INSTRUCTIONS FOR THE TASK
Write the lines out again, from the top of the material to the line containing "(n2) at (860,111)", pictures excluded.

** Start DATA SHOWN **

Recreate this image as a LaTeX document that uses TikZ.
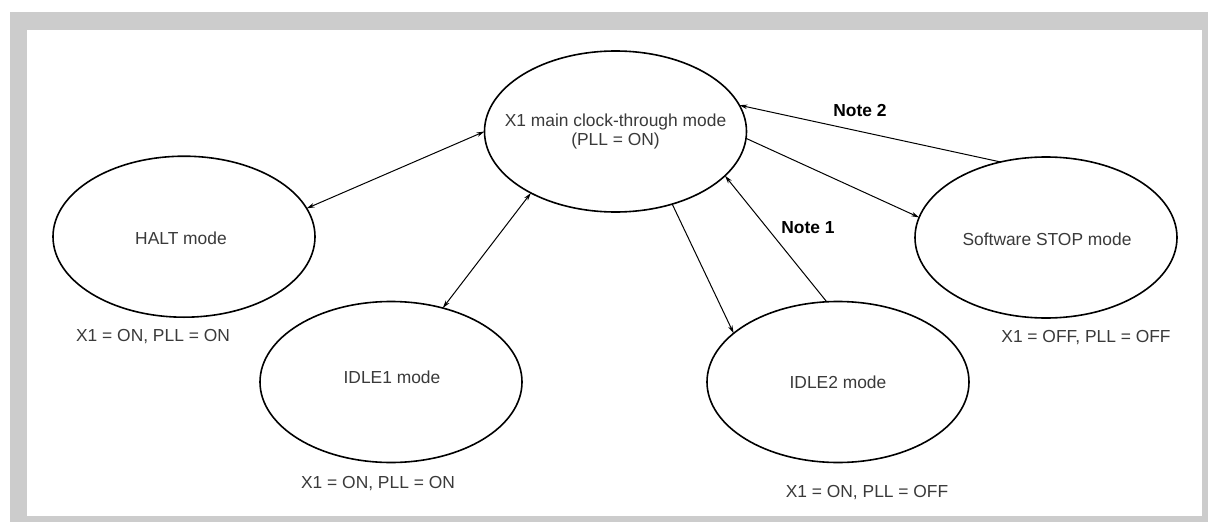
\documentclass[tikz,border=0pt]{standalone}
\usepackage{fontspec}
\setmainfont{Liberation Sans}
\usetikzlibrary{arrows.meta,shapes.geometric}
\definecolor{framegray}{HTML}{CCCCCC}
\definecolor{txtgray}{HTML}{3A3A3A}
\tikzset{
  mode/.style={ellipse,draw=black,line width=1.6pt,minimum width=262pt,minimum height=161pt,inner sep=0pt,outer sep=0pt},
  modetext/.style={text=txtgray,font=\fontsize{17.4}{19}\selectfont,align=center,inner sep=0pt},
  cond/.style={text=txtgray,font=\fontsize{17.4}{20}\selectfont,inner sep=0pt},
  notelbl/.style={text=black,font=\fontsize{17.4}{20}\selectfont\bfseries,inner sep=0pt},
  conn/.style={line width=1pt,-{Stealth[length=8pt,width=4.5pt]}},
  biconn/.style={line width=1pt,{Stealth[length=8pt,width=4.5pt]}-{Stealth[length=8pt,width=4.5pt]}}
}
\begin{document}
\begin{tikzpicture}[x=1pt,y=-1pt]
\useasboundingbox (0,0) rectangle (1208,522);
\fill[white] (0,0) rectangle (1208,522);
\fill[framegray] (10,12) rectangle (1208,522);
\fill[white] (27,30) rectangle (1202,516);

\node[mode] (main) at (615.5,131.5) {};
\node[mode] (halt) at (184,236.7) {};
\node[mode] (idle1) at (391,382) {};
\node[mode] (idle2) at (838,382) {};
\node[mode] (stop) at (1046,237.5) {};

\node[modetext] (tmain) at (main.center) {X1 main clock-through mode\\(PLL = ON)};
\node[modetext] (thalt) at (181,238) {HALT mode};
\node[modetext] (tidle1) at (392,377) {IDLE1 mode};
\node[modetext] (tidle2) at (838,382) {IDLE2 mode};
\node[modetext] (tstop) at (1047,239) {Software STOP mode};

\node[cond] (lhalt) at (153,337) {X1 = ON, PLL = ON};
\node[cond] (lidle1) at (378,484) {X1 = ON, PLL = ON};
\node[cond] (lidle2) at (867,493) {X1 = ON, PLL = OFF};
\node[cond] (lstop) at (1086,338) {X1 = OFF, PLL = OFF};

\node[notelbl] (n1) at (808,228) {Note 1};
\node[notelbl] (n2) at (860,111) {Note 2};

\draw[biconn] (halt.13.6) -- (main.180.6);
\draw[biconn] (idle1.55.1) -- (main.216.6);
\draw[conn] (main.308.3) -- (idle2.155.4);
\draw[conn] (idle2.98.5) -- (main.338.9);
\draw[conn] (main.357.6) -- (stop.171.4);
\draw[conn] (stop.121.4) -- (main.12);
\end{tikzpicture}
\end{document}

** End DATA SHOWN **

FULL OUTPUT
Recreate this image as a LaTeX document that uses TikZ.
\documentclass[tikz,border=0pt]{standalone}
\usepackage{fontspec}
\setmainfont{Liberation Sans}
\usetikzlibrary{arrows.meta,shapes.geometric}
\definecolor{framegray}{HTML}{CCCCCC}
\definecolor{txtgray}{HTML}{3A3A3A}
\tikzset{
  mode/.style={ellipse,draw=black,line width=1.6pt,minimum width=262pt,minimum height=161pt,inner sep=0pt,outer sep=0pt},
  modetext/.style={text=txtgray,font=\fontsize{17.4}{19}\selectfont,align=center,inner sep=0pt},
  cond/.style={text=txtgray,font=\fontsize{17.4}{20}\selectfont,inner sep=0pt},
  notelbl/.style={text=black,font=\fontsize{17.4}{20}\selectfont\bfseries,inner sep=0pt},
  conn/.style={line width=1pt,-{Stealth[length=8pt,width=4.5pt]}},
  biconn/.style={line width=1pt,{Stealth[length=8pt,width=4.5pt]}-{Stealth[length=8pt,width=4.5pt]}}
}
\begin{document}
\begin{tikzpicture}[x=1pt,y=-1pt]
\useasboundingbox (0,0) rectangle (1208,522);
\fill[white] (0,0) rectangle (1208,522);
\fill[framegray] (10,12) rectangle (1208,522);
\fill[white] (27,30) rectangle (1202,516);

\node[mode] (main) at (615.5,131.5) {};
\node[mode] (halt) at (184,236.7) {};
\node[mode] (idle1) at (391,382) {};
\node[mode] (idle2) at (838,382) {};
\node[mode] (stop) at (1046,237.5) {};

\node[modetext] (tmain) at (main.center) {X1 main clock-through mode\\(PLL = ON)};
\node[modetext] (thalt) at (181,238) {HALT mode};
\node[modetext] (tidle1) at (392,377) {IDLE1 mode};
\node[modetext] (tidle2) at (838,382) {IDLE2 mode};
\node[modetext] (tstop) at (1047,239) {Software STOP mode};

\node[cond] (lhalt) at (153,337) {X1 = ON, PLL = ON};
\node[cond] (lidle1) at (378,484) {X1 = ON, PLL = ON};
\node[cond] (lidle2) at (867,493) {X1 = ON, PLL = OFF};
\node[cond] (lstop) at (1086,338) {X1 = OFF, PLL = OFF};

\node[notelbl] (n1) at (808,228) {Note 1};
\node[notelbl] (n2) at (860,111) {Note 2};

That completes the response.